• **WRITTEN INSTRUCTION**
Write out, word for word, every line from the first one through the line that holds "fig = plt.figure(figsize=(10.91, 5.19), dpi=100)", and nothing else; skip the pictures.
— Start GIVEN MATERIAL —
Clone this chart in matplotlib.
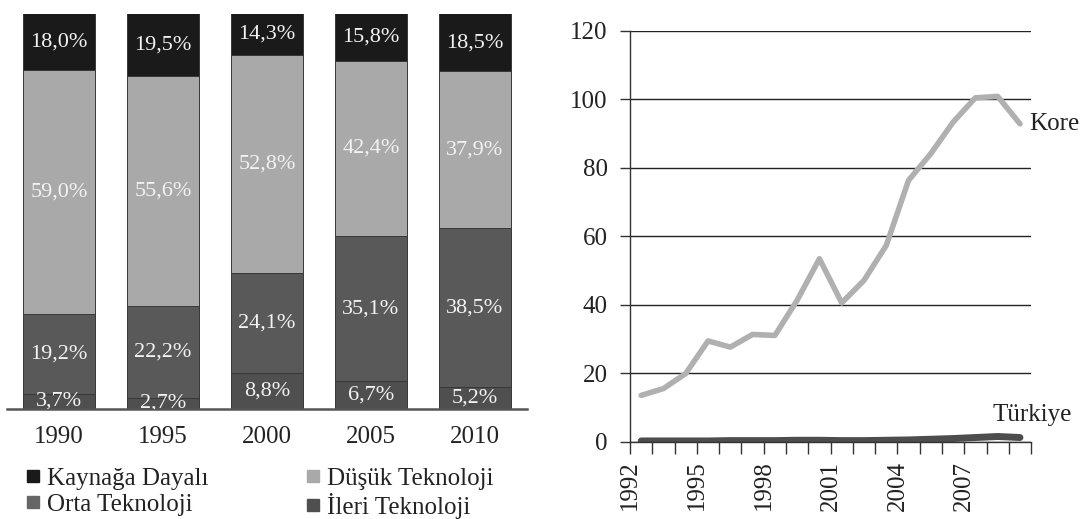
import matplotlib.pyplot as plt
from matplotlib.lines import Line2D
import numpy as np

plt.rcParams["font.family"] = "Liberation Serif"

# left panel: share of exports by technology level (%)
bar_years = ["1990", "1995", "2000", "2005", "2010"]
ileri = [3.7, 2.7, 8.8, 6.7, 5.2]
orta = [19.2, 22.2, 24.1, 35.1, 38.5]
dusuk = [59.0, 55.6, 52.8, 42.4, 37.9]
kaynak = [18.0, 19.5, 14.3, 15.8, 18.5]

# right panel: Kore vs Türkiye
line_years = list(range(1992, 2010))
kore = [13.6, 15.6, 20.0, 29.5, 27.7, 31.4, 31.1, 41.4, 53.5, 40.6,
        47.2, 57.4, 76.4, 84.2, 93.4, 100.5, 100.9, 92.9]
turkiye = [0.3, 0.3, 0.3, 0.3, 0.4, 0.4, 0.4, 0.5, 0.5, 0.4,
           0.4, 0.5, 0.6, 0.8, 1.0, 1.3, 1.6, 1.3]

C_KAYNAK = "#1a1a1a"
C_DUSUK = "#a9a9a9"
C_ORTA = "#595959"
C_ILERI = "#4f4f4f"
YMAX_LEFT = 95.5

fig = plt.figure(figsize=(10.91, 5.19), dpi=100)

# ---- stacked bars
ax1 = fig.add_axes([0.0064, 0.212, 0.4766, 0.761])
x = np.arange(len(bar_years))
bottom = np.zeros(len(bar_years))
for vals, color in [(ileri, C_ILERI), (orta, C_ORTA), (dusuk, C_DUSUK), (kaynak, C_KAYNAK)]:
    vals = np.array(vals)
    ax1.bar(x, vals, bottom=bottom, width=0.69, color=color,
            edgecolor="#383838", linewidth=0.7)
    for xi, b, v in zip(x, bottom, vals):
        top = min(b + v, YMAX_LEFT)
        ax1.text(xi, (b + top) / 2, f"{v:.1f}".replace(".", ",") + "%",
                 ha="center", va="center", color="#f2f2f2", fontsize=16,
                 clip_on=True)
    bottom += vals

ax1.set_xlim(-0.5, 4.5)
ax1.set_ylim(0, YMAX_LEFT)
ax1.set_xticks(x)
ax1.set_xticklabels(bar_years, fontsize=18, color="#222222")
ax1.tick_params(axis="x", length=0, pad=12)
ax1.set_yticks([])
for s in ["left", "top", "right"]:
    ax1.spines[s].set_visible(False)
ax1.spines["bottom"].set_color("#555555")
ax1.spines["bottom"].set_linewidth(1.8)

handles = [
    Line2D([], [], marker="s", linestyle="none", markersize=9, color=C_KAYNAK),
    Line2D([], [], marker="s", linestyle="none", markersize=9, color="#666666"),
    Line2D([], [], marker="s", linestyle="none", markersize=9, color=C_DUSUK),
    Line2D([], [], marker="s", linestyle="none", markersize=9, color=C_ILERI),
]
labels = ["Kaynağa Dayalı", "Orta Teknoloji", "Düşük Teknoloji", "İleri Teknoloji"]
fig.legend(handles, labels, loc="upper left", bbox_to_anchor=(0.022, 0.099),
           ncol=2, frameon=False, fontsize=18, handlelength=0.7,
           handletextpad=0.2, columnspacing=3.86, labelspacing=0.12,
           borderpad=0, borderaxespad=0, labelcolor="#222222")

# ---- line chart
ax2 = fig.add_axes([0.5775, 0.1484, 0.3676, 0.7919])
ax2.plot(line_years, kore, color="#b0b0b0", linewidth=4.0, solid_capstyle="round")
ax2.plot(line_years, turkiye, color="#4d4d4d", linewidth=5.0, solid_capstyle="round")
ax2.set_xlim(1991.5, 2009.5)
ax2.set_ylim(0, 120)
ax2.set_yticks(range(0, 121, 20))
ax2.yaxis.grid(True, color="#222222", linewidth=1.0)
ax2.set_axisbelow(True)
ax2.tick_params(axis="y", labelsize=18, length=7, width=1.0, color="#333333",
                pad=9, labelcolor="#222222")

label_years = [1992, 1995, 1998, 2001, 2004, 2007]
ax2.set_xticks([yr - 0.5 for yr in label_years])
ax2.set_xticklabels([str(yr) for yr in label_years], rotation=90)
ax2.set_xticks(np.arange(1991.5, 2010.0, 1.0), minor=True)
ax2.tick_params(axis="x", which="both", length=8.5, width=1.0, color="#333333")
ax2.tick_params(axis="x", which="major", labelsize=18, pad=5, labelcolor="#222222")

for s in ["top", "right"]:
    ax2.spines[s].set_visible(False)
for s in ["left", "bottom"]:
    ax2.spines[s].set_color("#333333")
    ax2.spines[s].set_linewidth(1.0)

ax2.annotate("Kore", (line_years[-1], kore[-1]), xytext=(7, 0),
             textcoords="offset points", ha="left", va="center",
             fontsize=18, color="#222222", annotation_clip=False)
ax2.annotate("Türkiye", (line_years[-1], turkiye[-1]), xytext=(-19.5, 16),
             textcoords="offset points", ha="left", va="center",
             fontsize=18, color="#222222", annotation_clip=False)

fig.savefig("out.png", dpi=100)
— End GIVEN MATERIAL —
• **CORRECT RESULT**
Clone this chart in matplotlib.
import matplotlib.pyplot as plt
from matplotlib.lines import Line2D
import numpy as np

plt.rcParams["font.family"] = "Liberation Serif"

# left panel: share of exports by technology level (%)
bar_years = ["1990", "1995", "2000", "2005", "2010"]
ileri = [3.7, 2.7, 8.8, 6.7, 5.2]
orta = [19.2, 22.2, 24.1, 35.1, 38.5]
dusuk = [59.0, 55.6, 52.8, 42.4, 37.9]
kaynak = [18.0, 19.5, 14.3, 15.8, 18.5]

# right panel: Kore vs Türkiye
line_years = list(range(1992, 2010))
kore = [13.6, 15.6, 20.0, 29.5, 27.7, 31.4, 31.1, 41.4, 53.5, 40.6,
        47.2, 57.4, 76.4, 84.2, 93.4, 100.5, 100.9, 92.9]
turkiye = [0.3, 0.3, 0.3, 0.3, 0.4, 0.4, 0.4, 0.5, 0.5, 0.4,
           0.4, 0.5, 0.6, 0.8, 1.0, 1.3, 1.6, 1.3]

C_KAYNAK = "#1a1a1a"
C_DUSUK = "#a9a9a9"
C_ORTA = "#595959"
C_ILERI = "#4f4f4f"
YMAX_LEFT = 95.5

fig = plt.figure(figsize=(10.91, 5.19), dpi=100)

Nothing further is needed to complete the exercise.